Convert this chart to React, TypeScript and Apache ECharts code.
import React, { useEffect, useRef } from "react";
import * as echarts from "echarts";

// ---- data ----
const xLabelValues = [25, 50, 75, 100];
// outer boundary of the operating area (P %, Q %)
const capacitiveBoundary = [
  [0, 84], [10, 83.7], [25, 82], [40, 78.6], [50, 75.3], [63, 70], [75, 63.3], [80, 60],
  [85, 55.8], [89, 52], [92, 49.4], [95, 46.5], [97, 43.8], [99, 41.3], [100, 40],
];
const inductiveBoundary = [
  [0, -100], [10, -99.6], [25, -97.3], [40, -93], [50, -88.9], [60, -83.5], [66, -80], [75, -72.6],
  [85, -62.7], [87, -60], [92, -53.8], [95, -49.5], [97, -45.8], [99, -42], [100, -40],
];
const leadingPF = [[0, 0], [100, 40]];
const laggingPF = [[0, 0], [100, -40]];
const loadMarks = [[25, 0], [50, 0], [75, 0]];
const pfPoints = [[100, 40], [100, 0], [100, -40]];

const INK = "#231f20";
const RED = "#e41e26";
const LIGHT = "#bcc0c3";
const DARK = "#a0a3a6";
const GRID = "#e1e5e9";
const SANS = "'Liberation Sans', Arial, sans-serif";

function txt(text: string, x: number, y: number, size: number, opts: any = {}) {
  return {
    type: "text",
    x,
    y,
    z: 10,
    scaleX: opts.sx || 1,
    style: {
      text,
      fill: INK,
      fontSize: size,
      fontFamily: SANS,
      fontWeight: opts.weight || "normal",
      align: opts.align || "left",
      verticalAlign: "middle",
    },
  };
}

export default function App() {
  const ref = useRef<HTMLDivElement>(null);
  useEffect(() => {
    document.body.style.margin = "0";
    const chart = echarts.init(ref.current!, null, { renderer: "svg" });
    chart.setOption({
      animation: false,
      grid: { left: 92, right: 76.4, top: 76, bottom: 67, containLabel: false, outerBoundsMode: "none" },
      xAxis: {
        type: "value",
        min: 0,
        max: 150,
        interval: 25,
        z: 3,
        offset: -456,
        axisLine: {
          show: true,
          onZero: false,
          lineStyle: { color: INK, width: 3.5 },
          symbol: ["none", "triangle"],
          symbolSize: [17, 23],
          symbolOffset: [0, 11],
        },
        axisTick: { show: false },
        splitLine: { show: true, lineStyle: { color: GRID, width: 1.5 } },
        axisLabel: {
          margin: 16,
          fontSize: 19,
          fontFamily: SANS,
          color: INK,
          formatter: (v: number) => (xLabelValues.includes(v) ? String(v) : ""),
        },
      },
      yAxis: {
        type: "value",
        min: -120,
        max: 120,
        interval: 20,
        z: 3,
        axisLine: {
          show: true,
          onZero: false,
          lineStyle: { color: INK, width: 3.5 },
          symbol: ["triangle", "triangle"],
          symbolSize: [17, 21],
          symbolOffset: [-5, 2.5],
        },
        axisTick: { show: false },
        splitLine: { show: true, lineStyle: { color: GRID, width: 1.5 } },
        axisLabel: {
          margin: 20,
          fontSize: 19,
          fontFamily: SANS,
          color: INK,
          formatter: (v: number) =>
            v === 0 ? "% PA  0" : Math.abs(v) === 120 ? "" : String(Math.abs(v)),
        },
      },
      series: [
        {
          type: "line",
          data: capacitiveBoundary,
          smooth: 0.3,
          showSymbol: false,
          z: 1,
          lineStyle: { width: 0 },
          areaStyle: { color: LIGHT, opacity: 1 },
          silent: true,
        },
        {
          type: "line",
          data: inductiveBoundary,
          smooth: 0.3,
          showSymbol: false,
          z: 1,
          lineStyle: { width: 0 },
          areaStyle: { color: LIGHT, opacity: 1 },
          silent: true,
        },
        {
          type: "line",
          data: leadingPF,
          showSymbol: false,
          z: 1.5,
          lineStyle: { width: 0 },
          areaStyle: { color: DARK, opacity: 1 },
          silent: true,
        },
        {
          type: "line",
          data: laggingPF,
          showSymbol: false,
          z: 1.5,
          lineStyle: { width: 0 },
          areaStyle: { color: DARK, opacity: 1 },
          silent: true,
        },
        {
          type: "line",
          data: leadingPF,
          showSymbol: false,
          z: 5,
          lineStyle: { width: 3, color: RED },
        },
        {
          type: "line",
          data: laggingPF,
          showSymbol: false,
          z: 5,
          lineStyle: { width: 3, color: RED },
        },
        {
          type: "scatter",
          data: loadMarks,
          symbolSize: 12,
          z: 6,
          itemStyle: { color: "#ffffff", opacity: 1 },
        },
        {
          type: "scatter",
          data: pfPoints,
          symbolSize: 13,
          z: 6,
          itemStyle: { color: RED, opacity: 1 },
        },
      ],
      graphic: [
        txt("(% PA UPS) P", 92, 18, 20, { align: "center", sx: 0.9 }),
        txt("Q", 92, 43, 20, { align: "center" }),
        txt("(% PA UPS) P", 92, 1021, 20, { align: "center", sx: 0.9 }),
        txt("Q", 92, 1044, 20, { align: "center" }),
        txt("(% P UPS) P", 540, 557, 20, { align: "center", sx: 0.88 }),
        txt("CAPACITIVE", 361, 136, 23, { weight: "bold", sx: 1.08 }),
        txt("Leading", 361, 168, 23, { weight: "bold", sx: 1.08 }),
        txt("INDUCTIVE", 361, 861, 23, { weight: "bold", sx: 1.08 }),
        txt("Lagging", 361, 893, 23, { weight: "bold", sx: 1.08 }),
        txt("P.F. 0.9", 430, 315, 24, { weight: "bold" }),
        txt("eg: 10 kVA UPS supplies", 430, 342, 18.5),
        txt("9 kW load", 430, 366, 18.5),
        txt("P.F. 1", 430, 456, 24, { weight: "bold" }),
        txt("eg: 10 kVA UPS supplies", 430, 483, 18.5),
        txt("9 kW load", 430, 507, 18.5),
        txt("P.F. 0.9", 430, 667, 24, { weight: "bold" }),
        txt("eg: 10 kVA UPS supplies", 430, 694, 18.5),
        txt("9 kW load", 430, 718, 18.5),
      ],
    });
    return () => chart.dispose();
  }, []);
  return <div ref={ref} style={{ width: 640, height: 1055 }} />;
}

Directive
Give the lines again, exactly as they stand, from the beginning of the data through the line with "import * as".

Complete output
Convert this chart to React, TypeScript and Apache ECharts code.
import React, { useEffect, useRef } from "react";
import * as echarts from "echarts";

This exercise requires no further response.